On Tue, Jan 21, 2020 at 3:11 AM Robin Murphy <robin.murphy@xxxxxxx> wrote:
On 18/12/2019 4:39 am, Cong Wang wrote:
The IOVA cache algorithm implemented in IOMMU code does not
exactly match the original algorithm described in the paper
"Magazines and Vmem: Extending the Slab Allocator to Many
CPUs and Arbitrary Resources".
Particularly, it doesn't need to free the loaded empty magazine
when trying to put it back to global depot. To make it work, we
have to pre-allocate magazines in the depot and only recycle them
when all of them are full.
Before this patch, rcache->depot[] contains either full or
freed entries, after this patch, it contains either full or
empty (but allocated) entries.
How much additional memory overhead does this impose (particularly on
systems that may have many domains mostly used for large, long-term
mappings)? I'm wary that trying to micro-optimise for the "churn network
packets as fast as possible" case may penalise every other case,
potentially quite badly. Lower-end embedded systems are using IOMMUs in
front of their GPUs, video codecs, etc. precisely because they *don't*
have much memory to spare (and thus need to scrape together large
buffers out of whatever pages they can find).
The calculation is not complicated: 32 * 6 * 129 * 8 = 198144 bytes,
which is roughly 192K, per domain.
But on the other hand, if we were to go down this route, then why is
there any dynamic allocation/freeing left at all? Once both the depot
and the rcaches are preallocated, then AFAICS it would make more sense
to rework the overflow case in __iova_rcache_insert() to just free the
IOVAs and swap the empty mag around rather than destroying and
recreating it entirely.
It's due to the algorithm requires a swap(), which can't be done with
statically allocated magzine. I had the same thought initially but gave it
up quickly when realized this.
If you are suggesting to change the algorithm, it is not a goal of this
patchset. I do have plan to search for a better algorithm as the IOMMU
performance still sucks (comparing to no IOMMU) after this patchset,
but once again, I do not want to change it in this patchset.
(My ultimate goal is to find a spinlock-free algorithm, otherwise there is
no way to make it close to no-IOMMU performance.)

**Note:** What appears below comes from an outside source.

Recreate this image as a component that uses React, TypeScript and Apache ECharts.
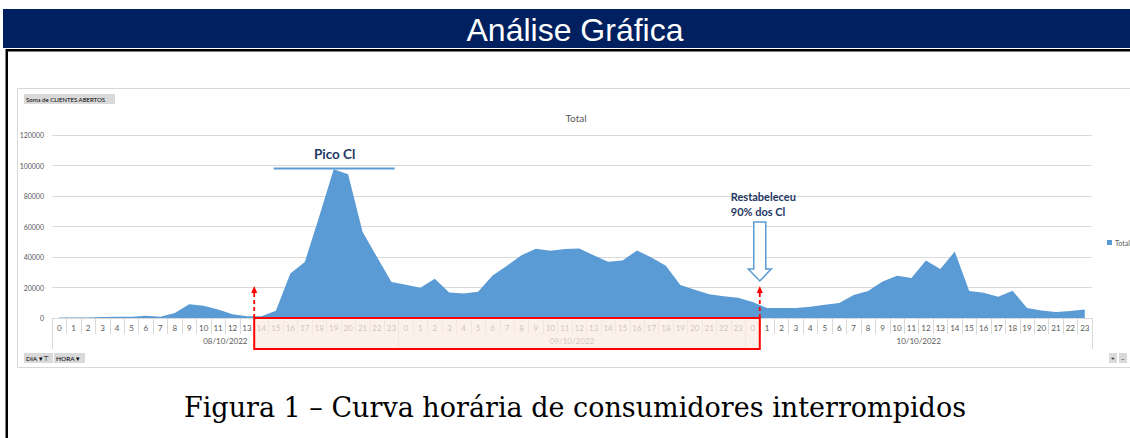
import React, { useEffect, useRef } from "react";
import * as echarts from "echarts";

const dates = ["08/10/2022", "09/10/2022", "10/10/2022"];
const hourLabels = ["0","1","2","3","4","5","6","7","8","9","10","11","12","13","14","15","16","17","18","19","20","21","22","23"];
const day1Values = [300,300,400,700,900,900,1500,900,3300,9000,8100,5500,2400,1100,1100,4800,29200,36700,66500,97500,94300,56500,40000,23600];
const day2Values = [21800,19900,25700,16800,16100,17200,27900,34300,41200,45400,44100,45200,45600,41200,36900,37700,44300,39700,34300,21600,18500,15500,14200,13300];
const day3Values = [10500,6500,6500,6500,7400,8700,9800,15100,17700,24000,27700,26200,37700,32100,43600,17700,16600,14000,17900,6500,5000,3900,4600,5500];
const yTicks = { min: 0, max: 120000, interval: 20000 };

const categories = dates.flatMap((d) => hourLabels.map((h) => d + "|" + h));
const values = [...day1Values, ...day2Values, ...day3Values];

const XL_FONT = "Lato, 'Liberation Sans', sans-serif";
const AXIS_GRAY = "#595959";
const GRID_GRAY = "#D9D9D9";
const BLUE = "#5B9BD5";
const NAVY_TEXT = "#1F3864";

export default function App() {
  const ref = useRef<HTMLDivElement>(null);

  useEffect(() => {
    if (!ref.current) return;
    const chart = echarts.init(ref.current, null, { renderer: "svg" });
    chart.setOption({
      animation: false,
      grid: { left: 52, right: 38, top: 135, bottom: 120, containLabel: false },
      legend: {
        data: ["Total"],
        left: 1102,
        top: 234,
        icon: "rect",
        itemWidth: 5,
        itemHeight: 5,
        itemGap: 2,
        textStyle: { fontSize: 7, color: AXIS_GRAY, fontFamily: XL_FONT, padding: [0, 0, 0, -2] },
      },
      xAxis: [
        {
          type: "category",
          data: categories,
          boundaryGap: true,
          axisLine: { lineStyle: { color: GRID_GRAY, width: 1 } },
          axisTick: { show: true, interval: 0, length: 16, lineStyle: { color: GRID_GRAY } },
          axisLabel: {
            interval: 0,
            margin: 6,
            fontSize: 8,
            color: AXIS_GRAY,
            fontFamily: XL_FONT,
            formatter: (v: string) => v.split("|")[1],
          },
          splitLine: { show: false },
        },
        {
          type: "category",
          data: dates,
          position: "bottom",
          boundaryGap: true,
          axisLine: { show: false },
          axisTick: { show: true, interval: 0, length: 31, lineStyle: { color: GRID_GRAY } },
          axisLabel: { interval: 0, margin: 19, fontSize: 8, color: AXIS_GRAY, fontFamily: XL_FONT },
          splitLine: { show: false },
        },
      ],
      yAxis: {
        type: "value",
        min: yTicks.min,
        max: yTicks.max,
        interval: yTicks.interval,
        axisLine: { show: false },
        axisTick: { show: false },
        axisLabel: {
          fontSize: 7,
          color: AXIS_GRAY,
          fontFamily: XL_FONT,
          margin: 8,
          formatter: (v: number) => String(v),
        },
        splitLine: { lineStyle: { color: GRID_GRAY, width: 1 } },
      },
      series: [
        {
          name: "Total",
          type: "line",
          xAxisIndex: 0,
          data: values,
          symbol: "none",
          lineStyle: { width: 0, color: BLUE },
          itemStyle: { color: BLUE },
          areaStyle: { color: BLUE, opacity: 1 },
          z: 2,
        },
      ],
    });

    const px = (i: number) => chart.convertToPixel({ xAxisIndex: 0 }, i) as number;
    const py = (v: number) => chart.convertToPixel({ yAxisIndex: 0 }, v) as number;
    const band = px(1) - px(0);
    const b1 = px(13) + band / 2;
    const b2 = px(48) + band / 2;
    const y0 = py(0);
    const peakX = px(19);
    const peakY = py(98000);

    const redArrow = (x: number, id: string) => [
      {
        type: "line",
        id: id + "l",
        z: 120,
        shape: { x1: x, y1: y0, x2: x, y2: y0 - 27 },
        style: { stroke: "#FF0000", lineWidth: 1.8, lineDash: [4, 3] },
      },
      {
        type: "polygon",
        id: id + "h",
        z: 120,
        shape: { points: [[x - 3, y0 - 25], [x + 3, y0 - 25], [x, y0 - 32]] },
        style: { fill: "#FF0000" },
      },
    ];

    const btn = (x: number, w: number, label: string, id: string) => [
      { type: "rect", id: id + "r", z: 50, shape: { x, y: 353, width: w, height: 10 }, style: { fill: "#D9D9D9" } },
      {
        type: "text",
        id: id + "t",
        z: 51,
        style: { text: label, x: x + 2, y: 358, fontSize: 6.5, fontFamily: XL_FONT, fill: "#000", verticalAlign: "middle" },
      },
    ];

    chart.setOption({
      graphic: [
        { type: "rect", id: "navy", z: 10, shape: { x: 3, y: 9, width: 1127, height: 39 }, style: { fill: "#00205F" } },
        {
          type: "text",
          id: "head",
          z: 11,
          style: {
            text: "Análise Gráfica",
            x: 575,
            y: 30,
            fontSize: 32,
            fontFamily: "'Liberation Sans', Arial, sans-serif",
            fill: "#FFFFFF",
            align: "center",
            verticalAlign: "middle",
          },
        },
        { type: "rect", id: "blackH", z: 10, shape: { x: 6, y: 49, width: 1124, height: 2.5 }, style: { fill: "#000" } },
        { type: "rect", id: "blackV", z: 10, shape: { x: 5.5, y: 49, width: 2.5, height: 389 }, style: { fill: "#000" } },
        {
          type: "rect",
          id: "box",
          z: -1,
          shape: { x: 17.5, y: 88.5, width: 1130, height: 279 },
          style: { fill: "none", stroke: GRID_GRAY, lineWidth: 1 },
        },
        { type: "rect", id: "somaR", z: 50, shape: { x: 24, y: 94, width: 91, height: 10 }, style: { fill: "#D9D9D9" } },
        {
          type: "text",
          id: "somaT",
          z: 51,
          style: { text: "Soma de CLIENTES ABERTOS", x: 26, y: 99, fontSize: 6, fontFamily: XL_FONT, fill: "#000", verticalAlign: "middle" },
        },
        {
          type: "text",
          id: "title",
          z: 50,
          style: { text: "Total", x: 576, y: 118, fontSize: 10, fontFamily: XL_FONT, fill: AXIS_GRAY, align: "center", verticalAlign: "middle" },
        },
        {
          type: "text",
          id: "pico",
          z: 60,
          style: { text: "Pico Cl", x: peakX + 1, y: 154, fontSize: 13.5, fontWeight: "bold", fontFamily: XL_FONT, fill: NAVY_TEXT, align: "center", verticalAlign: "middle" },
        },
        {
          type: "line",
          id: "picoLine",
          z: 60,
          shape: { x1: peakX - 60, y1: peakY, x2: peakX + 61, y2: peakY },
          style: { stroke: BLUE, lineWidth: 2 },
        },
        {
          type: "text",
          id: "rest1",
          z: 60,
          style: { text: "Restabeleceu", x: b2 - 29, y: 196, fontSize: 11, fontWeight: "bold", fontFamily: XL_FONT, fill: NAVY_TEXT, verticalAlign: "middle" },
        },
        {
          type: "text",
          id: "rest2",
          z: 60,
          style: { text: "90% dos Cl", x: b2 - 29, y: 211, fontSize: 11, fontWeight: "bold", fontFamily: XL_FONT, fill: NAVY_TEXT, verticalAlign: "middle" },
        },
        {
          type: "polygon",
          id: "hollow",
          z: 60,
          shape: {
            points: [
              [b2 - 6, 222], [b2 + 6, 222], [b2 + 6, 269], [b2 + 11.5, 269],
              [b2, 281], [b2 - 11.5, 269], [b2 - 6, 269],
            ],
          },
          style: { fill: "#FFFFFF", stroke: BLUE, lineWidth: 1.5 },
        },
        ...redArrow(b1, "ra1"),
        ...redArrow(b2, "ra2"),
        {
          type: "rect",
          id: "redBox",
          z: 110,
          shape: { x: b1, y: y0, width: b2 - b1, height: 31 },
          style: { fill: "rgba(251,236,226,0.72)", stroke: "#FF0000", lineWidth: 2 },
        },
        ...btn(24, 29, "DIA ▾⊤", "dia"),
        ...btn(54, 31, "HORA ▾", "hora"),
        ...btn(1109, 8, "+", "plus"),
        ...btn(1119, 8, "−", "minus"),
        {
          type: "text",
          id: "caption",
          z: 50,
          style: {
            text: "Figura 1 – Curva horária de consumidores interrompidos",
            x: 575,
            y: 407,
            fontSize: 27,
            fontFamily: "'DejaVu Serif', serif",
            fill: "#000",
            align: "center",
            verticalAlign: "middle",
          },
        },
      ],
    });

    return () => chart.dispose();
  }, []);

  return (
    <div
      ref={ref}
      style={{ position: "fixed", left: 0, top: 0, width: 1130, height: 438, background: "#fff" }}
    />
  );
}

Perhaps there's a reasonable compromise wherein we don't preallocate,
but still 'free' empty magazines back to the depot, such that busy
domains will quickly reach a steady-state. In fact, having now dug up
the paper at this point of writing this reply, that appears to be what
fig. 3.1b describes anyway - I don't see any mention of preallocating
the depot.
That paper missed a lot of things, it doesn't even recommend a size
of a depot or percpu cache. For implementation, we still have to
think about those details, including whether to preallocate memory.